Cryptocurrencies have been on an upward trend all year, with some analysts and digital-asset enthusiasts suggesting they’ve benefited as safe-haven plays amid ongoing geopolitical concerns around the globe.
“There’s certainly a narrative in the investment community that Bitcoin is solidifying its place as a store of value, a flight to safety, inflation hedge,” Michael Sonnenshein, managing director at Grayscale Investments, said in an interview at Bloomberg’s New York headquarters. If history is any guide, the upcoming halving, which is set to happen in May, could also have an impact on the token’s price, he said.

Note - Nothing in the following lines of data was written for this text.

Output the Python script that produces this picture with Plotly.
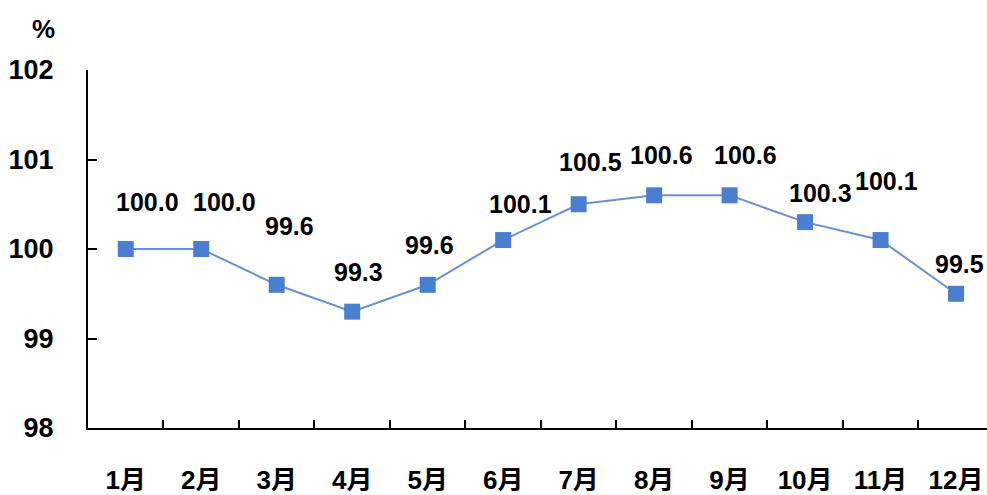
import plotly.graph_objects as go

months = ["1月", "2月", "3月", "4月", "5月", "6月", "7月", "8月", "9月", "10月", "11月", "12月"]
values = [100.0, 100.0, 99.6, 99.3, 99.6, 100.1, 100.5, 100.6, 100.6, 100.3, 100.1, 99.5]
y_ticks = [98, 99, 100, 101, 102]

# label offsets (style only)
label_dx = [22, 23, 13, 6, 2, 17, 12, 7, 16, 15, 6, 3]
label_dy = [47, 47, 59, 40, 40, 36, 42, 40, 40, 29, 59, 30]

FONT = "Liberation Sans, Arial, Noto Sans CJK SC, sans-serif"

fig = go.Figure()
fig.add_trace(go.Scatter(
    x=months, y=values, mode="lines+markers",
    line=dict(color="#6B8FD3", width=2),
    marker=dict(symbol="square", size=16, color="#4A7ED0"),
    hoverinfo="skip",
))

for m, v, dx, dy in zip(months, values, label_dx, label_dy):
    fig.add_annotation(
        x=m, y=v, text=f"{v:.1f}", showarrow=False,
        xshift=dx, yshift=dy,
        font=dict(family=FONT, size=25, color="black", weight="bold"),
    )

fig.add_annotation(
    xref="paper", yref="paper", x=-0.05, y=1.115, xanchor="center", yanchor="middle",
    text="%", showarrow=False,
    font=dict(family=FONT, size=26, color="black", weight="bold"),
)

fig.update_layout(
    width=987, height=495,
    margin=dict(l=88, r=0, t=70, b=65),
    paper_bgcolor="white", plot_bgcolor="white",
    showlegend=False,
    xaxis=dict(
        type="category", categoryorder="array", categoryarray=months,
        range=[-0.5, 11.41],
        showline=True, linecolor="black", linewidth=2,
        ticks="inside", tickson="boundaries", ticklen=8, tickwidth=1.5, tickcolor="black",
        showgrid=False, zeroline=False,
        tickfont=dict(family=FONT, size=26, color="black", weight="bold"),
        ticklabelstandoff=28,
    ),
    yaxis=dict(
        range=[98, 102], tickvals=y_ticks, ticktext=[str(t) for t in y_ticks],
        showline=True, linecolor="black", linewidth=2,
        ticks="inside", ticklen=9, tickwidth=1.5, tickcolor="black",
        showgrid=False, zeroline=False,
        tickfont=dict(family=FONT, size=27, color="black", weight="bold"),
        ticklabelstandoff=27,
    ),
)

fig.write_html("out.html")
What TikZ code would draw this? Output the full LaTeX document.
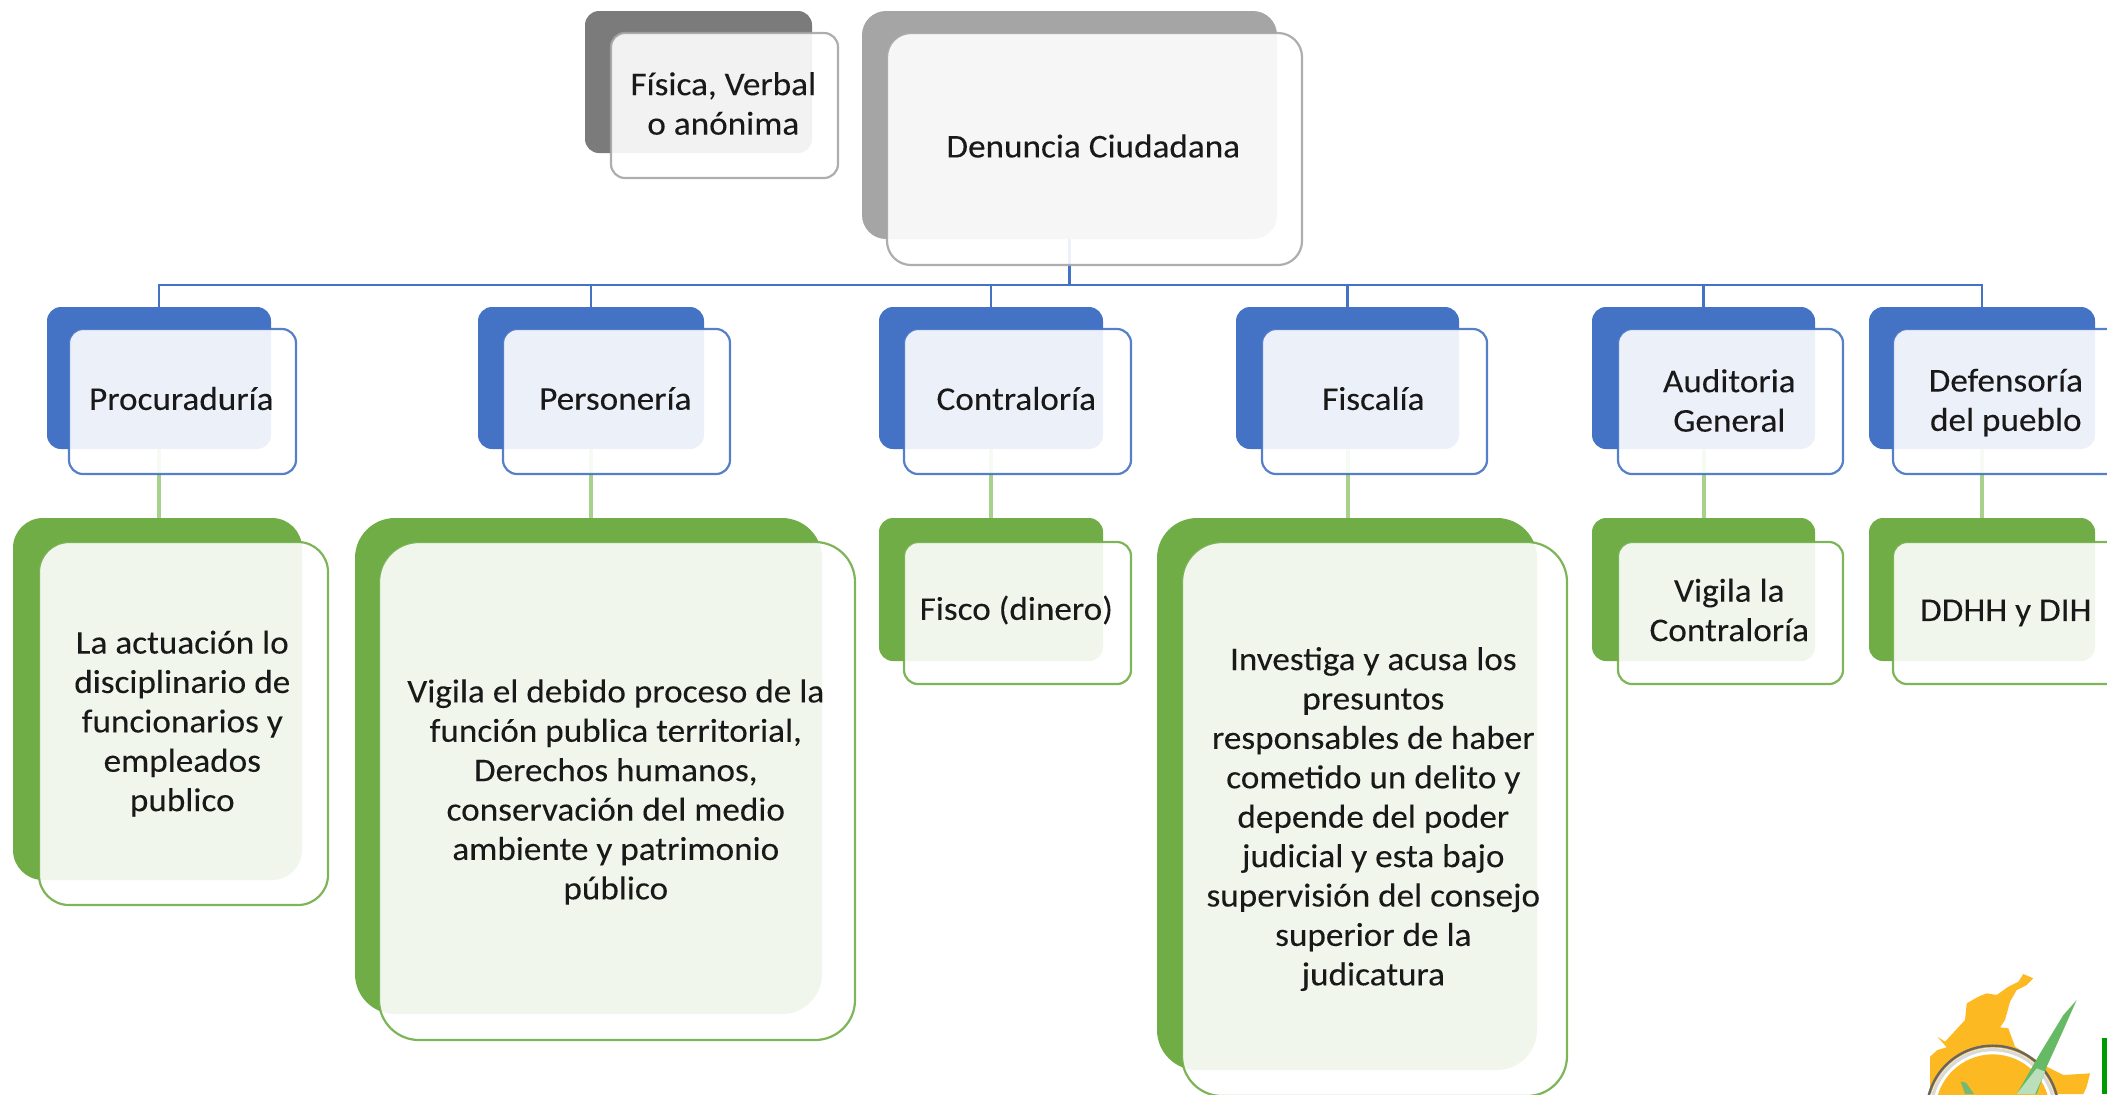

Some Bitcoin enthusiasts are predicting further gains. Fundstrat Global Advisors’ Rob Sluymer, for one, sees it rising through the second quarter this year to trade in a range of $10,000 to $11,000. Mike McGlone, an analyst with Bloomberg Intelligence, says the 2020 outlook for the largest digital token remains favorable. “Similar to gold, positive fundamentals should extend Bitcoin’s price appreciation,” he wrote in a Feb 5 note.
Bitcoin peaked at almost $20,000 in December 2017 and finished that year up about 1,400pc as the cryptocurrency burst into the mainstream. It plunged 74pc the next year, before rebounding almost 100pc in 2019.